劇場が期待するネオンのインディー作品群
2017年に始動したネオンスタジオ。去年、女性監督ジュリア・デュクルノーの『TITANE/チタン』がカンヌ国際映画祭でパルムドールを受賞した際、米デッドライン紙は斬新な映画製作と配給で「ネオンはパンデミック・フリーだ(パンデミックに影響されなかった)」とスタジオの成功を評価していた。ポン・ジュノ監督の『パラサイト 半地下の家族』の配給で、外国語にもかかわらず、アカデミー作品賞初受賞という大成功を果たしただけでなく、新型コロナウィルスで業界がシャットダウンした際、10作品のインディー映画製作スタートを承認したなど、世の中とは逆のビジョンで突進した会社である。
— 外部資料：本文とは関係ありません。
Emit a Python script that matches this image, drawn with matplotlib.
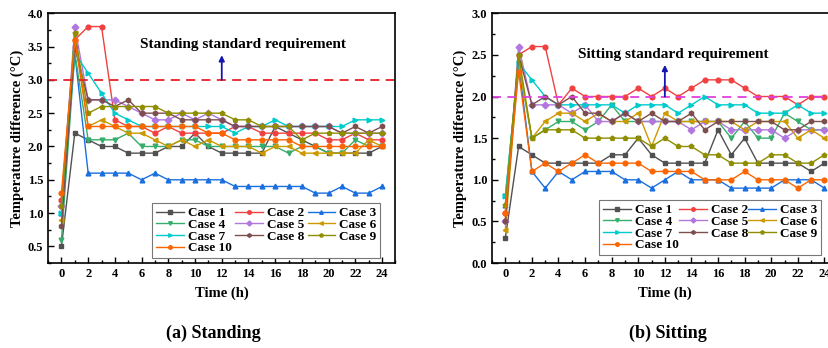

代表取締役のトム・クインは「ネオンの主流ターゲットは45歳以下で暴力、外国語、ノンフィクションを嫌うことのないインターナショナルな観客層」と断言。『TITANE/チタン』は観なければよかったという人もいるほど、その賛否が分かれる作品もあるが、去年、賞レース前に記者陣に配られたDVDのセットを見ても、どの作品にも誇りを持っていることが窺える。
ネオンのパネルには、巨匠デヴィッド・クローネンバーグ監督を招き、待望の新作『Crimes of the Future』を紹介。監督ははじめてラスベガスを訪れたそうで、「この場所はこの映画の打ち上げに最もふさわしい場所かもしれない」と場を沸かせ、20年前に描いた脚本が今の時代にぴったりだと、プロデューサーに押されて映画の製作が始動したと続けた。
物語は、前衛的パフォーマンス・アーティストの主人公ソウルが、加速進化症候群という科学技術を用いて超人間となる舞台パフォーマンスに成功する。さらに過激な臓器移植パフォーマンスに挑む必然性にソウルが追い込まれたとき、とてつもない陰謀が彼を待ち受けているのだった。主演はヴィゴ・モーテンセン。助演の女優人のキャスティングも粋で、仏女優のレア・セドゥが主人公のパートナー役、クリステン・スチュワートが臓器バンクの捜査員で出演している。